Basically depends on the need to know and identify the reactions, this is often triggered by looking at the functional groups in the molecules.

Qu17:
Working forwards, the first step is an electrophilic aromatic substitution, specifically Friedel-Crafts alkylation  that will be para on the more electron rich (activated ring). This is followed by aromatic nitration para to the alkyl group ortho to the stronger donating group again on the more activated ring.

Qu18:
Working backwards, we have a product that is a highly substituted cyclohexane with specific stereochemistry : both are indicators of a Diels-Alder reaction. This would be consistent with the starting material shown, a good dienophile and step 1 just being "heat". We need to identify the conjugated diene. Step 2 reduces the cyclohexene to the cyclohexane. Make sure to count C atoms to get the right substitution on the diene and also the right stereochemistry.

Qu19:
Working backwards, we have a benzoic acid that was likely formed by oxidation of a benzylic position (so an alkyl group with benzylic H) that was created via a Friedel-Crafts alkylation:

Qu20:
Working forwards, the first step is the reduction of the carbonyl groups (an aldehyde and an ester) to give 1,3-propanediol then reaction of the diol to give a cyclic ketal :

Qu21:
Working forwards, the first step is an electrophilic aromatic substitution, specifically an alkylation via a carbocation intermediate (formed via alkene protonation).

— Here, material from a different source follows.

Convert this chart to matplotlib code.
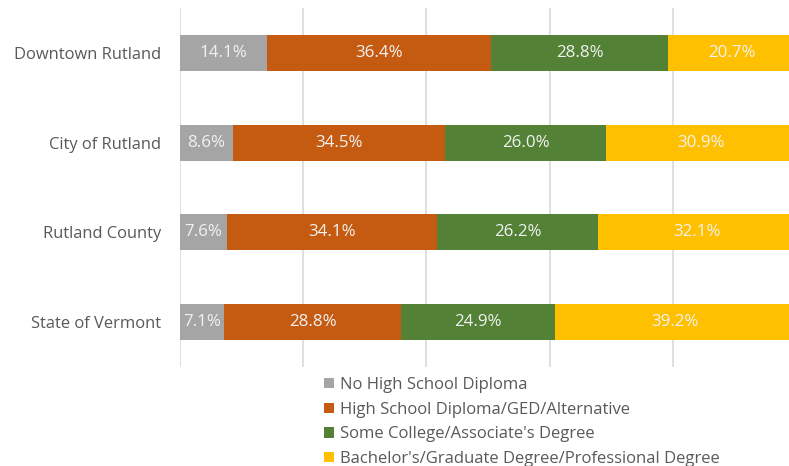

This is followed by aromatic bromination para to the alkyl group.

Qu22:
Working backwards, we have a product that is a ketone formed after the normal work up of a Grignard reaction. Carbonyl systems (except for carboxylic acids) tend to give alcohols (remember that ketones are more reactive than esters so one can't stop it in the middle) while carboxylic acids undergo simple acid / base reactions. On the other hand, nitriles form ketones...

Qu23:
Working backwards.... The product is a cyclic system and a ketone. Looking at the first reaction we have a 1,3-dicarbonyl system being treated with a base which suggests the formation of an enolate from the active methylene. The ring has been formed by the double alkylation (count C atoms, think about curly arrows and connectivity). Step 2 (aq. acid / heat) has caused (a) ester hydrolysis then (b) decarboxylation of the beta-ketoacid.

Qu24:
Working forwards, the reaction is the formation of an epoxide from a halohydrin via an intramolecular SN2 (where the Nu (OH) needs to attack at 180 degrees to the Cl (LG)). It's best to draw (or better still build a model) of the starting material in the reactive conformation to keep careful track of the stereochemistry:

Qu25:
Need to deal with the stereochemistry... which requires the cis-alkene to be used to create the right epoxide stereochemistry then adding the methoxy group at the less hindered end by using SN2 like (basic) conditions and a strong nucleophile. It's best tackled with wedge-hash drawings of the product or better still using a model kit.

Qu26:
Introduce the phenolic -OH group via diazonium chemistry (that starts from the nitro group : reduce, neutralise and then diazotise...).

Qu27:
The terminal alkyne can be converted into an aldehyde (via hydration) then the aldehyde reacted with a Grignard reagent to yield the secondary alcohol (count C atoms):

Qu28:
The amide is converted to the amine by hydrolysis but best to brominate first to avoid poly-bromination (since the amide is a weak activator than a simple amine):

Qu29:
Count C atoms => C4 to C4 so no new C atoms... hence alkene to primary alcohol ( hydroboration-oxidation of the alkene), then oxidation of the primary alcohol to the carboxylic acid:

EXPLANATION OF PHENOMENA

Qu30:
All about the nature of the N atoms in the heteroaromatic compound imidazole. The N lone pair that is not part of the aromatic system is the one that is more basic.

Qu31:
The oxidation of alcohols as chromate esters occurs during an elimination that requires to removal of an H atom beta to the chromate ester leaving group.

Qu32:
Internal alkynes react with excess HCl to give geminal dihalides. The first equivalent of HCl reacts to give a vinyl chloride. When the 2nd equivalent of HCl reacts, it protonates to give the more stable carbocation intermediate.

Qu33:
In the more acidic amide, there is at least one H attached to the N atom (remember that N is electronegative and can stabilise the conjugate base). In the other amide, the N has only C atoms attached and the most acidic H is alpha to the carbonyl group.

Qu34:
All about kinetic and thermodynamic control in the addition of HCl to conjugated dienes. Here we see 1,4-addition of the HCl, which had provided the more highly substituted alkene which is the more stable alkene and hence the thermodynamic product which tends to be favoured at higher temperatures.